+++ Given material +++

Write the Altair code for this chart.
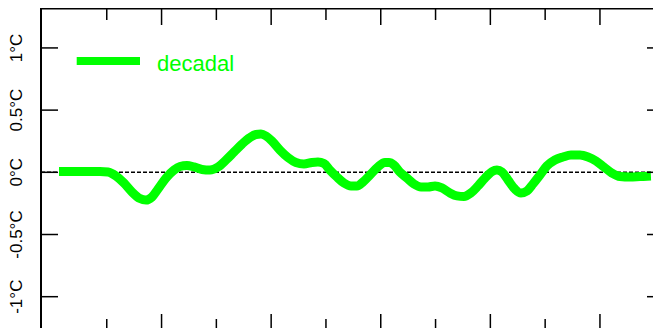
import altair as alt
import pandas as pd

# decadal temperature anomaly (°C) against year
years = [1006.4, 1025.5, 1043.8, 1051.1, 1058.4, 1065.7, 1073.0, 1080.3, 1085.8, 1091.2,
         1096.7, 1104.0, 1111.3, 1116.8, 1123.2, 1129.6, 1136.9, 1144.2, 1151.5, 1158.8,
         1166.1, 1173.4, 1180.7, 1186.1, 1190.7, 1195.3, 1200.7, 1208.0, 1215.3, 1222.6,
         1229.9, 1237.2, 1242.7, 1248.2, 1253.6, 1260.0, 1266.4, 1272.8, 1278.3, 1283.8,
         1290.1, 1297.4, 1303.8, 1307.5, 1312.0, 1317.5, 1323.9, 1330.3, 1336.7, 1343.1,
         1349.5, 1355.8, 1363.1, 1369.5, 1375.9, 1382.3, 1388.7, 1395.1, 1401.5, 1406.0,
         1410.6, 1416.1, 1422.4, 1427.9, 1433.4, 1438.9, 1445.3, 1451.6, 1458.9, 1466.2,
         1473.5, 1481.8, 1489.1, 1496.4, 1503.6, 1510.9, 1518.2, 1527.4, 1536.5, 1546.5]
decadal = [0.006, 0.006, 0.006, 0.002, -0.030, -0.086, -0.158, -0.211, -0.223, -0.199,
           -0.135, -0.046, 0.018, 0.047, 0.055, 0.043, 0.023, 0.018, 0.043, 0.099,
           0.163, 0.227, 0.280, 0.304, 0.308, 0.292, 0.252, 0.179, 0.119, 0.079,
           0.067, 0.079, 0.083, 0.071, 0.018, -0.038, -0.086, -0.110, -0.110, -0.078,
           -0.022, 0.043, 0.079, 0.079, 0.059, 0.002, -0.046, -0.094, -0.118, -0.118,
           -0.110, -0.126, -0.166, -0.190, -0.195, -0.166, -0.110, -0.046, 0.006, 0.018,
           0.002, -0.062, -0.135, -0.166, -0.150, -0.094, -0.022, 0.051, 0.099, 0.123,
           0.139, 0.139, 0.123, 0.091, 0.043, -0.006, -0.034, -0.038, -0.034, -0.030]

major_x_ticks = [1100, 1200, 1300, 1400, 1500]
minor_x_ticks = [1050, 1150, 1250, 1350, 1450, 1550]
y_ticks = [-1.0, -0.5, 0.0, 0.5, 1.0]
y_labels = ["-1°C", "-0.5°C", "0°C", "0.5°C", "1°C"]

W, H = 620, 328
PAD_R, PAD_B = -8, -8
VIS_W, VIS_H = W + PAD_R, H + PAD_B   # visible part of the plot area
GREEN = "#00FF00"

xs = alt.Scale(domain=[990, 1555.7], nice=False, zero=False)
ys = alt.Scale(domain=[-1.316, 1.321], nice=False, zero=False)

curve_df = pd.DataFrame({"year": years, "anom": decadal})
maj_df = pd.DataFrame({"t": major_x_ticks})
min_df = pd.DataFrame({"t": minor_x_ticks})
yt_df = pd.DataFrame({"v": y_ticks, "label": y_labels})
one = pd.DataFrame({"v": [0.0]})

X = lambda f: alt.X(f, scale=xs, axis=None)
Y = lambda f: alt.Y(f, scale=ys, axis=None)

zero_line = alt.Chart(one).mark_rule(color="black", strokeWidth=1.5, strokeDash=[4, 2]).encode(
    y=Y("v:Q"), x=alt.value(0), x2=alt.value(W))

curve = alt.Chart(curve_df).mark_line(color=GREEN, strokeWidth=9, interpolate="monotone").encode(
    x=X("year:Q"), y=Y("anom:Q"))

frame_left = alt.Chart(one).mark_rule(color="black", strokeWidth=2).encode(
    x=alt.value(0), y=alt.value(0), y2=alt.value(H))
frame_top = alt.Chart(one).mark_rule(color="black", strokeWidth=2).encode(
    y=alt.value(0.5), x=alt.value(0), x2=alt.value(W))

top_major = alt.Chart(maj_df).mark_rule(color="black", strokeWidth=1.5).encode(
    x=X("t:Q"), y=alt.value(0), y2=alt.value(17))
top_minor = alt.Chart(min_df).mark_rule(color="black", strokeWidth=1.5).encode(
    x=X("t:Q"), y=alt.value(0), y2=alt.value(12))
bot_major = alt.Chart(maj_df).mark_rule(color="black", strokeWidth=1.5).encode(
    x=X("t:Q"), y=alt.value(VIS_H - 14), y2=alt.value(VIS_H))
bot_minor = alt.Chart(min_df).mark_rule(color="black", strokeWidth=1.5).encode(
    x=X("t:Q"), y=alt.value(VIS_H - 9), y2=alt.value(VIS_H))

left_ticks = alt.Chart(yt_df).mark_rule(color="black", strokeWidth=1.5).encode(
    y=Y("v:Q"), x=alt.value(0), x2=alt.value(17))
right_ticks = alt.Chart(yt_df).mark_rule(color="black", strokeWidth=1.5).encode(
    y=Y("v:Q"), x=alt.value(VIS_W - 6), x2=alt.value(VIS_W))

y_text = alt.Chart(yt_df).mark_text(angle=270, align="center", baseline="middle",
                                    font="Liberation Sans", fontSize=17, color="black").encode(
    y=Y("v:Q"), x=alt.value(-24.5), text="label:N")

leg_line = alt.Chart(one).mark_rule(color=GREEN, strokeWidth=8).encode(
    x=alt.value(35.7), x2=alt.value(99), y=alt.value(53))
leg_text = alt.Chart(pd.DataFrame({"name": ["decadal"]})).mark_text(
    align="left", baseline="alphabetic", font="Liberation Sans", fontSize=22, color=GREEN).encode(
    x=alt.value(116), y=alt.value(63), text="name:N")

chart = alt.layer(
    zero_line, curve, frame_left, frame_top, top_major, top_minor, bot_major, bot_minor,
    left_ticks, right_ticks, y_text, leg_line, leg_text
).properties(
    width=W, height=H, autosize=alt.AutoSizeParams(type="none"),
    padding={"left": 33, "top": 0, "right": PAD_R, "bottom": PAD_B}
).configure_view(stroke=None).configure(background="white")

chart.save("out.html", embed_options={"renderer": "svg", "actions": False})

+++

**Required work**
Write out again, exactly, the lines from the start of the listing up to the line containing "import pandas as pd", with both ends and without pictures.

**Result for this task**
Write the Altair code for this chart.
import altair as alt
import pandas as pd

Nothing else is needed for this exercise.